By Yuji Nakamura & Yuko Takeo
Haruhiko Kuroda has a new plan. He’s going to buy $2.5 billion of something that doesn’t exist.
Markets were roiled Friday after the Bank of Japan unveiled measures including purchasing exchange-traded funds that track companies which are “proactively making investment in physical and human capital.” The central bank will spend 300 billion yen ($2.5 billion) a year from April buying such securities to offset the market impact as it resumes selling stocks purchased earlier from financial institutions.
The only problem is such ETFs have never been made in Japan, at least not yet. Even as fund providers start hundreds of so-called “smart beta” products that choose stocks based on everything from dividends to volatility, ETFs that pick companies for how they deploy their cash are rare in global markets.
“These kinds of ETFs don’t exist now. Using capital spending as a factor in deciding what goes in an ETF is quite unusual,” said Koei Imai, who oversees $25 billion of ETFs at Nikko Asset Management Co. in Tokyo. “I think the message from the BOJ is for us to go out and make them.”
The central bank is aware such products aren’t yet available and in the meantime will buy ETFs tracking the JPX-Nikkei Index 400, a government-backed equity measure started last year that chooses companies based on return on equity and operating profit. The BOJ also already purchases ETFs linked to the Nikkei 225 Stock Average and Topix index and owns roughly half of the market for ETFs in Japan.
“High-capex indexes are in their infancy in all markets but it is something we have looked at in the past and have some familiarity with,” said Jason Miller, head of BlackRock Inc.’s ETF unit in Japan, who says his company offers no such ETFs globally. “It is no surprise to see greater demand for this tilt to quality, particularly given the macro backdrop.”
In May, Elkhorn Investments started an ETF in the U.S. that tracks the S&P 500 Capex Efficiency Index, which invests in companies that have boosted sales through capital expenditures. The ETF has attracted $1.2 million in assets.
No products like the ones the BOJ intends to buy are listed on the Tokyo bourse, according to Japan Exchange Group Inc. spokeswoman Miwa Aonuma. She declined to comment on whether there are plans to start such ETFs.

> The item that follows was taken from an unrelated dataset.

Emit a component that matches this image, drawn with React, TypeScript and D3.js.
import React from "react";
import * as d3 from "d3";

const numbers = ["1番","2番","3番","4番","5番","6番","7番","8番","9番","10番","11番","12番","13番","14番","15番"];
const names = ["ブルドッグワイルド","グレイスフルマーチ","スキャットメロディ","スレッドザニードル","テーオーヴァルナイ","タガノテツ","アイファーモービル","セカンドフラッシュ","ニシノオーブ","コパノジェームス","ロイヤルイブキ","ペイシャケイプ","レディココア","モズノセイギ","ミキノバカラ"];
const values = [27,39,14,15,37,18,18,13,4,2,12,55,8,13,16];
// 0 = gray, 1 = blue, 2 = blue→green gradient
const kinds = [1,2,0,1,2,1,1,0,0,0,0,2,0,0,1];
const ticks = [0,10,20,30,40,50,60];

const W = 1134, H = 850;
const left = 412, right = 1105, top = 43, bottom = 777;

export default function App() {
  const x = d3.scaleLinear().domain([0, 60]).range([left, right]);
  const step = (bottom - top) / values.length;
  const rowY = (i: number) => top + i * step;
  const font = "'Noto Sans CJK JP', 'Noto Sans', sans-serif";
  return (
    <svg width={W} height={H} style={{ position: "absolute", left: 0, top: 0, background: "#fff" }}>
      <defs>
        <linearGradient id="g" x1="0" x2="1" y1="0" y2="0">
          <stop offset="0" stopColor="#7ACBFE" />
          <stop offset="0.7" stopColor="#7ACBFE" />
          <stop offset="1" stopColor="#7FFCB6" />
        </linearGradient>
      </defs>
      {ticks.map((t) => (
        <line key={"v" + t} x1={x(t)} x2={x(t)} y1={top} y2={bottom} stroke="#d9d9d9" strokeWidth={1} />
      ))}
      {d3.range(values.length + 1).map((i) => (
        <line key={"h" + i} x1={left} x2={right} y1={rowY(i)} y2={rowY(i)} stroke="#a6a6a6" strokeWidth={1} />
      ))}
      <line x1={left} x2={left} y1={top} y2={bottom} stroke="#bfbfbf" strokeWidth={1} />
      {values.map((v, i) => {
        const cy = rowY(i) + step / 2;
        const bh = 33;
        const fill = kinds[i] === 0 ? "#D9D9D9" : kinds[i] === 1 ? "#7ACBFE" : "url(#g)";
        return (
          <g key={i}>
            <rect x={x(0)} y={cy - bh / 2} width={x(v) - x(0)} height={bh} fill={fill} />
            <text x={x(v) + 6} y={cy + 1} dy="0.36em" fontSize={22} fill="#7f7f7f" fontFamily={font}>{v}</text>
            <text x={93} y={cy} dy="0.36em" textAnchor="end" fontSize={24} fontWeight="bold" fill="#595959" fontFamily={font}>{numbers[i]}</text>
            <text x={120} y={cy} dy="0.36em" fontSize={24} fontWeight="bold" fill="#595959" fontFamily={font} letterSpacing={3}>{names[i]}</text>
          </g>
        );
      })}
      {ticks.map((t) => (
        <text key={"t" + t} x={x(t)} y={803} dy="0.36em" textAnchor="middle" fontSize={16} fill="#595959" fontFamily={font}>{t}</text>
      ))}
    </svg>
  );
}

Besides the ETF boost, Kuroda lengthened the average remaining maturity of government bonds bought and increased the maximum amount the bank can own of each Japan Real Estate Investment Trust. The Nikkei 225 whipsawed on Friday as investors digested the central bank announcement, ending down 1.9 percent after jumping as much as 2.7 percent. The index extended declines Monday, losing 1.7 percent at the lunch break.
For Okasan Online Securities Co., the program runs the risk of meddling in the equity market when such ETFs are eventually created, by favoring certain shares over others.
“It’s the same as if the Bank of Japan were buying individual stocks, rather than pushing up the overall market,” said Yoshihiro Ito, chief strategist at the brokerage. “This part also left a bad taste in the market.”